Nuclear magnetic resonance (NMR) techniques have been used to study the static and dynamic microscopic properties of the Weyl semimetal NbP. From a complete analysis of the angular dependence of the Nb-93-NMR spectra in a single crystal, the parameters for the electric quadrupole interactions and the magnetic hyperfine interactions were determined to be nu(Q) = 0.61 MHz, eta = 0.20, (K-XX, K-YY, K-ZZ)=(-0.06,0.11,-0.11)% at 4.5 K. The temperature and field dependence of the Nb-93 Knight shift revealed a characteristic feature of the shape of the density of states with nearly massless fermions. We clearly observed a quantum oscillation of the Knight shift associated with the band structure, whose frequency was in good agreement with the previous bulk measurements.
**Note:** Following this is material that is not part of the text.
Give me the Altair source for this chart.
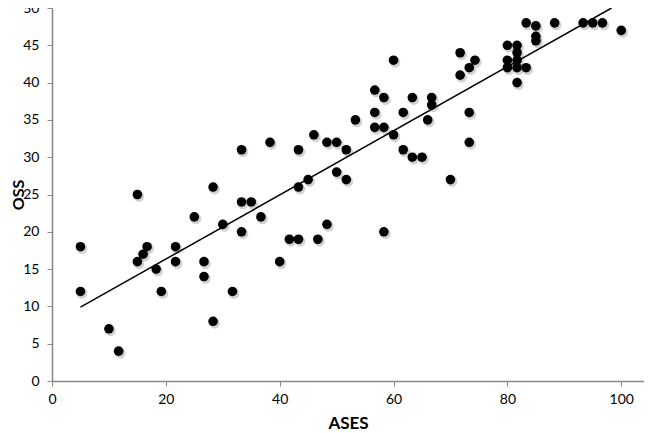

The temperature dependence of the spin-lattice relaxation rate, 1/T1T, showed an almost constant behavior for 30 < T < 180 K, while a weak temperature dependence was observed below similar to 30 K. This contrasts with the behavior observed in TaP and TaAs, where the 1/T1T measured by the Ta-181 nuclear quadrupole resonance (NQR) shows 1/T1T proportional to T-2 and T-4 above approximately 30 K. In TaP, the temperature dependent orbital hyperfine interaction plays a significant role in nuclear relaxation, whereas this contribution is not observed in TaAs. Two-component spin echo oscillations were observed. The shorter-period oscillation is attributed to the origin of quadrupole coupling, while the longer-period oscillation indicates the presence of indirect nuclear spin-spin coupling, as discussed in other Weyl semimetal like TaP.